Instructions for the task: Skip every picture and transcribe the remaining material exactly.
▼
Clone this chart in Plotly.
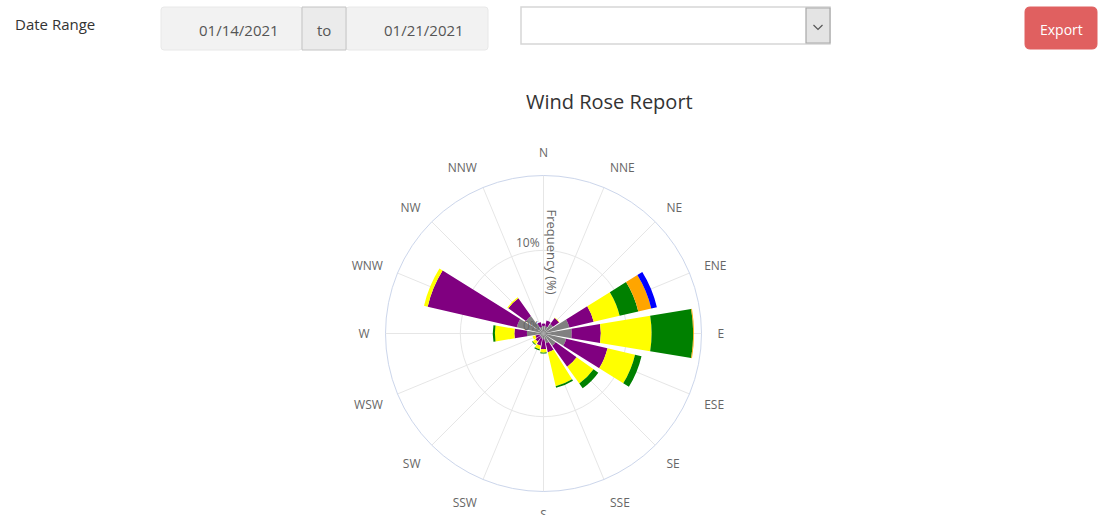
import plotly.graph_objects as go

W, H = 1102, 515

# ---------------- data ----------------
directions = ["N", "NNE", "NE", "ENE", "E", "ESE", "SE", "SSE",
              "S", "SSW", "SW", "WSW", "W", "WNW", "NW", "NNW"]
series_names = ["< 0.5 m/s", "0.5-2 m/s", "2-4 m/s", "4-6 m/s", "6-8 m/s", "> 8 m/s"]
series_colors = ["#808080", "#800080", "#ffff00", "#008000", "#ffa500", "#0000ff"]
gray_vals   = [0.9, 0.9, 1.4, 3.2, 3.4, 2.8, 1.8, 1.2, 0.7, 0.6, 0.5, 0.5, 2.0, 3.3, 2.6, 0.8]
purple_vals = [0.3, 0.7, 0.9, 3.0, 3.5, 5.1, 3.1, 1.1, 1.2, 0.9, 0.7, 0.5, 1.5, 11.0, 2.6, 0.6]
yellow_vals = [0.0, 0.0, 0.05, 3.2, 6.1, 3.4, 2.5, 4.2, 0.4, 0.45, 0.4, 0.35, 2.35, 0.45, 0.15, 0.0]
green_vals  = [0.0, 0.0, 0.0, 2.3, 5.0, 0.8, 0.7, 0.2, 0.1, 0.15, 0.1, 0.0, 0.25, 0.0, 0.0, 0.0]
orange_vals = [0.0, 0.0, 0.0, 1.6, 0.1, 0.0, 0.0, 0.0, 0.0, 0.0, 0.0, 0.0, 0.0, 0.0, 0.0, 0.0]
blue_vals   = [0.0, 0.0, 0.0, 0.7, 0.0, 0.0, 0.0, 0.0, 0.0, 0.0, 0.0, 0.0, 0.0, 0.0, 0.0, 0.0]
all_series = [gray_vals, purple_vals, yellow_vals, green_vals, orange_vals, blue_vals]

radial_ticks = [0, 10]
radial_ticktext = ["0%", "10%"]
radial_max = 19

title_text = "Wind Rose Report"
axis_title = "Frequency (%)"
date_from, date_to = "01/14/2021", "01/21/2021"

FONT = "Open Sans"

# ---------------- helpers (pixel -> paper) ----------------
def px(x):
    return x / W

def py(y):
    return 1 - y / H

def rrect(x0, y0, x1, y1, r, fill, line, lw=1):
    a, b, c, d = px(x0), px(x1), py(y0), py(y1)
    rx, ry = r / W, r / H
    path = (f"M {a+rx},{c} L {b-rx},{c} Q {b},{c} {b},{c-ry} "
            f"L {b},{d+ry} Q {b},{d} {b-rx},{d} L {a+rx},{d} Q {a},{d} {a},{d+ry} "
            f"L {a},{c-ry} Q {a},{c} {a+rx},{c} Z")
    return dict(type="path", xref="paper", yref="paper", path=path,
                fillcolor=fill, line=dict(color=line, width=lw), layer="below")

def rect(x0, y0, x1, y1, fill, line, lw=1):
    return dict(type="rect", xref="paper", yref="paper",
                x0=px(x0), x1=px(x1), y0=py(y1), y1=py(y0),
                fillcolor=fill, line=dict(color=line, width=lw), layer="below")

def label(x, y, text, size=14, color="#333333", xanchor="center", angle=0):
    return dict(x=px(x), y=py(y), xref="paper", yref="paper", text=text,
                showarrow=False, xanchor=xanchor, yanchor="middle", textangle=angle,
                font=dict(family=FONT, size=size, color=color))

# ---------------- figure ----------------
fig = go.Figure()
for name, color, vals in zip(series_names, series_colors, all_series):
    fig.add_trace(go.Barpolar(
        r=vals, theta=directions, name=name, width=0.84,
        marker=dict(color=color, line=dict(width=0)),
        hoverinfo="skip",
    ))

cx, cy, R = 543.5, 333.5, 158
tick_px = [cy - R * t / radial_max for t in radial_ticks]

shapes = [
    rrect(161, 7, 302, 50, 3, "#f2f2f2", "#e8e8e8"),
    rrect(346, 7, 488, 50, 3, "#f2f2f2", "#e8e8e8"),
    rect(302, 7, 346, 50, "#ebebeb", "#c4c4c4"),
    rect(521, 7, 830, 44, "#ffffff", "#d6d6d6", 1.5),
    rect(806, 8, 830, 43, "#e4e4e4", "#a8a8a8", 1.2),
    dict(type="path", xref="paper", yref="paper",
         path=f"M {px(813.5)},{py(25)} L {px(818)},{py(29.5)} L {px(822.5)},{py(25)}",
         line=dict(color="#555555", width=1.2)),
    rrect(1025, 7, 1097, 49, 5, "#e06060", "#e06060"),
]

annotations = [
    label(13, 24, "Date Range", 15, "#333333", "left"),
    label(238.5, 30, date_from, 15, "#555555"),
    label(324, 30, "to", 15, "#555555"),
    label(424, 30, date_to, 15, "#555555"),
    label(1061, 29, "Export", 14, "#ffffff"),
    label(609.5, 101, title_text, 20, "#333333"),
    label(551.5, 252, axis_title, 13, "#666666", "center", 90),
]
for t_px, t_txt in zip(tick_px, radial_ticktext):
    annotations.append(label(542, t_px - 8, t_txt, 12, "#666666", "right"))

fig.update_layout(
    width=W, height=H,
    margin=dict(l=0, r=0, t=0, b=0),
    paper_bgcolor="white", plot_bgcolor="white",
    showlegend=False,
    font=dict(family=FONT, color="#666666", size=12),
    shapes=shapes,
    annotations=annotations,
    polar=dict(
        domain=dict(x=[px(cx - R), px(cx + R)], y=[py(cy + R), py(cy - R)]),
        bgcolor="white",
        barmode="stack",
        bargap=0,
        angularaxis=dict(
            type="category", categoryarray=directions,
            rotation=90, direction="clockwise",
            showline=True, linecolor="#ccd6eb", linewidth=1,
            gridcolor="#e6e6e6", gridwidth=1,
            ticks="outside", ticklen=13, tickcolor="rgba(0,0,0,0)",
            tickfont=dict(family=FONT, size=12, color="#666666"),
        ),
        radialaxis=dict(
            range=[0, radial_max], angle=90,
            tickvals=radial_ticks,
            showline=False, ticks="", showticklabels=False,
            gridcolor="#e6e6e6", gridwidth=1,
        ),
    ),
)

fig.write_html("out.html", config={"displayModeBar": False},
               post_script="document.body.style.margin='0';document.body.style.overflow='hidden';")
▲
Worked solution:
Clone this chart in Plotly.
import plotly.graph_objects as go

W, H = 1102, 515

# ---------------- data ----------------
directions = ["N", "NNE", "NE", "ENE", "E", "ESE", "SE", "SSE",
              "S", "SSW", "SW", "WSW", "W", "WNW", "NW", "NNW"]
series_names = ["< 0.5 m/s", "0.5-2 m/s", "2-4 m/s", "4-6 m/s", "6-8 m/s", "> 8 m/s"]
series_colors = ["#808080", "#800080", "#ffff00", "#008000", "#ffa500", "#0000ff"]
gray_vals   = [0.9, 0.9, 1.4, 3.2, 3.4, 2.8, 1.8, 1.2, 0.7, 0.6, 0.5, 0.5, 2.0, 3.3, 2.6, 0.8]
purple_vals = [0.3, 0.7, 0.9, 3.0, 3.5, 5.1, 3.1, 1.1, 1.2, 0.9, 0.7, 0.5, 1.5, 11.0, 2.6, 0.6]
yellow_vals = [0.0, 0.0, 0.05, 3.2, 6.1, 3.4, 2.5, 4.2, 0.4, 0.45, 0.4, 0.35, 2.35, 0.45, 0.15, 0.0]
green_vals  = [0.0, 0.0, 0.0, 2.3, 5.0, 0.8, 0.7, 0.2, 0.1, 0.15, 0.1, 0.0, 0.25, 0.0, 0.0, 0.0]
orange_vals = [0.0, 0.0, 0.0, 1.6, 0.1, 0.0, 0.0, 0.0, 0.0, 0.0, 0.0, 0.0, 0.0, 0.0, 0.0, 0.0]
blue_vals   = [0.0, 0.0, 0.0, 0.7, 0.0, 0.0, 0.0, 0.0, 0.0, 0.0, 0.0, 0.0, 0.0, 0.0, 0.0, 0.0]
all_series = [gray_vals, purple_vals, yellow_vals, green_vals, orange_vals, blue_vals]

radial_ticks = [0, 10]
radial_ticktext = ["0%", "10%"]
radial_max = 19

title_text = "Wind Rose Report"
axis_title = "Frequency (%)"
date_from, date_to = "01/14/2021", "01/21/2021"

FONT = "Open Sans"

# ---------------- helpers (pixel -> paper) ----------------
def px(x):
    return x / W

def py(y):
    return 1 - y / H

def rrect(x0, y0, x1, y1, r, fill, line, lw=1):
    a, b, c, d = px(x0), px(x1), py(y0), py(y1)
    rx, ry = r / W, r / H
    path = (f"M {a+rx},{c} L {b-rx},{c} Q {b},{c} {b},{c-ry} "
            f"L {b},{d+ry} Q {b},{d} {b-rx},{d} L {a+rx},{d} Q {a},{d} {a},{d+ry} "
            f"L {a},{c-ry} Q {a},{c} {a+rx},{c} Z")
    return dict(type="path", xref="paper", yref="paper", path=path,
                fillcolor=fill, line=dict(color=line, width=lw), layer="below")

def rect(x0, y0, x1, y1, fill, line, lw=1):
    return dict(type="rect", xref="paper", yref="paper",
                x0=px(x0), x1=px(x1), y0=py(y1), y1=py(y0),
                fillcolor=fill, line=dict(color=line, width=lw), layer="below")

def label(x, y, text, size=14, color="#333333", xanchor="center", angle=0):
    return dict(x=px(x), y=py(y), xref="paper", yref="paper", text=text,
                showarrow=False, xanchor=xanchor, yanchor="middle", textangle=angle,
                font=dict(family=FONT, size=size, color=color))

# ---------------- figure ----------------
fig = go.Figure()
for name, color, vals in zip(series_names, series_colors, all_series):
    fig.add_trace(go.Barpolar(
        r=vals, theta=directions, name=name, width=0.84,
        marker=dict(color=color, line=dict(width=0)),
        hoverinfo="skip",
    ))

cx, cy, R = 543.5, 333.5, 158
tick_px = [cy - R * t / radial_max for t in radial_ticks]

shapes = [
    rrect(161, 7, 302, 50, 3, "#f2f2f2", "#e8e8e8"),
    rrect(346, 7, 488, 50, 3, "#f2f2f2", "#e8e8e8"),
    rect(302, 7, 346, 50, "#ebebeb", "#c4c4c4"),
    rect(521, 7, 830, 44, "#ffffff", "#d6d6d6", 1.5),
    rect(806, 8, 830, 43, "#e4e4e4", "#a8a8a8", 1.2),
    dict(type="path", xref="paper", yref="paper",
         path=f"M {px(813.5)},{py(25)} L {px(818)},{py(29.5)} L {px(822.5)},{py(25)}",
         line=dict(color="#555555", width=1.2)),
    rrect(1025, 7, 1097, 49, 5, "#e06060", "#e06060"),
]

annotations = [
    label(13, 24, "Date Range", 15, "#333333", "left"),
    label(238.5, 30, date_from, 15, "#555555"),
    label(324, 30, "to", 15, "#555555"),
    label(424, 30, date_to, 15, "#555555"),
    label(1061, 29, "Export", 14, "#ffffff"),
    label(609.5, 101, title_text, 20, "#333333"),
    label(551.5, 252, axis_title, 13, "#666666", "center", 90),
]
for t_px, t_txt in zip(tick_px, radial_ticktext):
    annotations.append(label(542, t_px - 8, t_txt, 12, "#666666", "right"))

fig.update_layout(
    width=W, height=H,
    margin=dict(l=0, r=0, t=0, b=0),
    paper_bgcolor="white", plot_bgcolor="white",
    showlegend=False,
    font=dict(family=FONT, color="#666666", size=12),
    shapes=shapes,
    annotations=annotations,
    polar=dict(
        domain=dict(x=[px(cx - R), px(cx + R)], y=[py(cy + R), py(cy - R)]),
        bgcolor="white",
        barmode="stack",
        bargap=0,
        angularaxis=dict(
            type="category", categoryarray=directions,
            rotation=90, direction="clockwise",
            showline=True, linecolor="#ccd6eb", linewidth=1,
            gridcolor="#e6e6e6", gridwidth=1,
            ticks="outside", ticklen=13, tickcolor="rgba(0,0,0,0)",
            tickfont=dict(family=FONT, size=12, color="#666666"),
        ),
        radialaxis=dict(
            range=[0, radial_max], angle=90,
            tickvals=radial_ticks,
            showline=False, ticks="", showticklabels=False,
            gridcolor="#e6e6e6", gridwidth=1,
        ),
    ),
)

fig.write_html("out.html", config={"displayModeBar": False},
               post_script="document.body.style.margin='0';document.body.style.overflow='hidden';")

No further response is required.